少年が成長していく様
デイジーと言うかわいい女の子の友達もできます。結局はベンジャミンの見かけ故に差別する母親に引き離されるのですが…。
私たちはベンジャミンの体験を通して、「普通の人たち」がいかに残酷かを知ることになります。ベンジャミンに優しくしてくれる人は、いつも「世間からはみ出したり、差別されたりしている」人たち。つまり黒人であるクイニー、もうすぐ死んでいくしかないピアニストの老女、社会的にはあぶれものの、貨物船の入れ墨だらけの船長さん…。
けれどそんな出会いの中でベンジャミンは若返っていき、労働に耐える肉体を得て、ついにロスト童貞をします。このシーンを見た時の楽しさ、心躍ることと言ったら!
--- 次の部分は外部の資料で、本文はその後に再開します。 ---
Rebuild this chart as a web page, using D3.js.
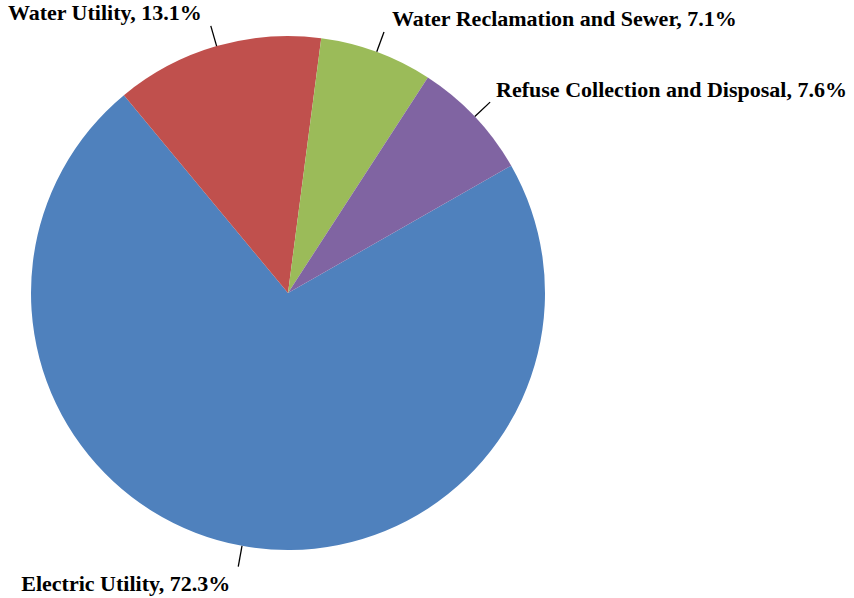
<!DOCTYPE html>
<html><head><meta charset="utf-8">
<script src="https://cdn.jsdelivr.net/npm/d3@7/dist/d3.min.js"></script>
<style>html,body{margin:0;padding:0;background:#fff}</style>
</head><body>
<svg id="chart" width="854" height="598"></svg>
<script>
const categories = ["Electric Utility", "Water Utility", "Water Reclamation and Sewer", "Refuse Collection and Disposal"];
const values = [72.3, 13.1, 7.1, 7.6];
const colors = ["#4F81BD", "#C0504D", "#9BBB59", "#8064A2"];
const labelText = ["Electric Utility, 72.3%", "Water Utility, 13.1%", "Water Reclamation and Sewer, 7.1%", "Refuse Collection and Disposal, 7.6%"];

const svg = d3.select("#chart");
const cx = 288, cy = 293, R = 257, Rl = 278;
const g = svg.append("g").attr("transform", `translate(${cx},${cy})`);

const start = 60.3 * Math.PI / 180;
const pie = d3.pie().sort(null).value(d => d).startAngle(start).endAngle(start + 2 * Math.PI);
const arcs = pie(values);
const arc = d3.arc().innerRadius(0).outerRadius(R);

g.selectAll("path.slice").data(arcs).enter().append("path")
  .attr("class", "slice")
  .attr("d", arc)
  .attr("fill", (d, i) => colors[i]);

const pt = (a, r) => [r * Math.sin(a), -r * Math.cos(a)];
const offsets = [[-8, 24, "end"], [-9, -6, "end"], [8, -6, "start"], [6, -5, "start"]];

arcs.forEach((d, i) => {
  const a = (d.startAngle + d.endAngle) / 2;
  const p0 = pt(a, R), p1 = pt(a, Rl);
  g.append("line").attr("x1", p0[0]).attr("y1", p0[1]).attr("x2", p1[0]).attr("y2", p1[1])
    .attr("stroke", "#000").attr("stroke-width", 1.3);
  const o = offsets[i];
  g.append("text").attr("x", p1[0] + o[0]).attr("y", p1[1] + o[1])
    .attr("text-anchor", o[2])
    .attr("font-family", "'Liberation Serif', 'Times New Roman', serif")
    .attr("font-weight", "bold").attr("font-size", "22px").attr("fill", "#000")
    .text(labelText[i]);
});
</script>
</body></html>
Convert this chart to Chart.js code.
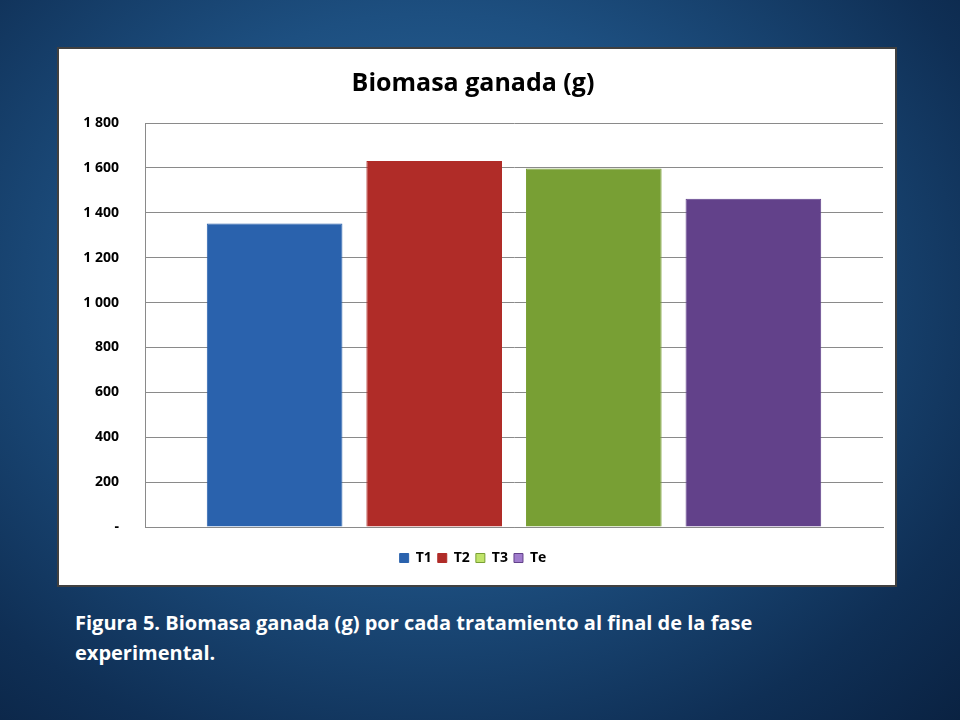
<!DOCTYPE html>
<html>
<head>
<meta charset="utf-8">
<script src="https://cdn.jsdelivr.net/npm/chart.js@4"></script>
<style>
  html, body { margin: 0; padding: 0; }
  body {
    width: 960px; height: 720px; overflow: hidden; position: relative;
    background: radial-gradient(ellipse at 45% 40%, #2f6fa6 0%, #1d4f80 45%, #0f2f55 80%, #0a2242 100%);
    font-family: "Open Sans", "Liberation Sans", sans-serif;
  }
  #box {
    position: absolute; left: 57px; top: 47px; width: 836px; height: 536px;
    background: #fff; border: 2px solid #404040;
  }
  #caption {
    position: absolute; left: 75px; top: 608px; width: 820px;
    color: #fff; font-weight: bold; font-size: 20px; line-height: 30px;
  }
</style>
</head>
<body>
<div id="box"><canvas id="chart"></canvas></div>
<div id="caption">Figura 5. Biomasa ganada (g) por cada tratamiento al final de la fase experimental.</div>
<script>
const treatments = ["T1", "T2", "T3", "Te"];
const biomass = [1352, 1631, 1597, 1462];
const barColors = [
    ["#6aa6e8", "#2a62ad"],
    ["#ee615a", "#b02c28"],
    ["#c0e46a", "#789f34"],
    ["#a07ccd", "#62418a"],
];
const yTicks = [0, 200, 400, 600, 800, 1000, 1200, 1400, 1600, 1800];

function fmt(v) {
    if (v === 0) return "-";
    return v.toString().replace(/\B(?=(\d{3})+(?!\d))/g, " ");
}

const datasets = treatments.map((name, i) => ({
    label: name,
    data: [biomass[i]],
    backgroundColor: (ctx) => {
        const el = ctx.element;
        if (!el || !el.width || !isFinite(el.x)) return barColors[i][1];
        const x0 = el.x - el.width / 2;
        const g = ctx.chart.ctx.createLinearGradient(x0, 0, x0 + el.width, 0);
        g.addColorStop(0, barColors[i][0]);
        g.addColorStop(0.5, barColors[i][1]);
        g.addColorStop(1, barColors[i][1]);
        return g;
    },
    borderColor: barColors[i][1],
    borderWidth: 1,
    barPercentage: 0.85,
    categoryPercentage: 0.865,
}));

Chart.defaults.font.family = "'Open Sans', 'Liberation Sans', sans-serif";
Chart.defaults.color = "#000";

new Chart(document.getElementById("chart"), {
    type: "bar",
    data: { labels: [""], datasets },
    options: {
        responsive: true,
        maintainAspectRatio: false,
        animation: false,
        layout: { padding: { left: 4, right: 12, top: 10, bottom: 10 } },
        plugins: {
            title: {
                display: true,
                text: "Biomasa ganada (g)",
                font: { size: 25, weight: "bold" },
                padding: { top: 10, bottom: 24 },
            },
            legend: {
                position: "bottom",
                labels: {
                    boxWidth: 9, boxHeight: 9, padding: 6,
                    font: { size: 14, weight: "bold" },
                },
            },
            tooltip: { enabled: false },
        },
        scales: {
            y: {
                min: 0, max: 1800,
                afterBuildTicks: (axis) => { axis.ticks = yTicks.map((v) => ({ value: v })); },
                afterFit: (axis) => { axis.width = 82; },
                ticks: { callback: (v) => fmt(v), font: { size: 14, weight: "bold" }, padding: 26 },
                grid: { color: "#8a8a8a", drawTicks: false },
                border: { display: true, color: "#8a8a8a" },
            },
            x: {
                afterFit: (axis) => { axis.height = 18; },
                grid: { display: false },
                ticks: { display: false },
                border: { color: "#8a8a8a" },
            },
        },
    },
});
</script>
</body>
</html>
何十年も前に付き合った元彼のことを思い出しながら、「当時は不満もあったし、全然ロマンチックでなくてがっかりもしたけど、あの拙さが素晴らしかったんだ」と私は大笑いしながらも胸が熱くなりました。
「少年が成長していく様」「子どもが世界を知っていく姿」が実にリアリティに溢れているので、この奇天烈な設定を納得させ、私たちの心を捉えるのだと思います。だから多くの人が「これは実話? 若返っていく病?」と誤解し、Yahoo!知恵袋に質問したのでしょう。
勿論これは序章にすぎません。やがてベンジャミンは船乗りになると決意。愛するデイジーやクイニーとも離れて旅に出ます。男子の青春がついに開幕!って感じですね。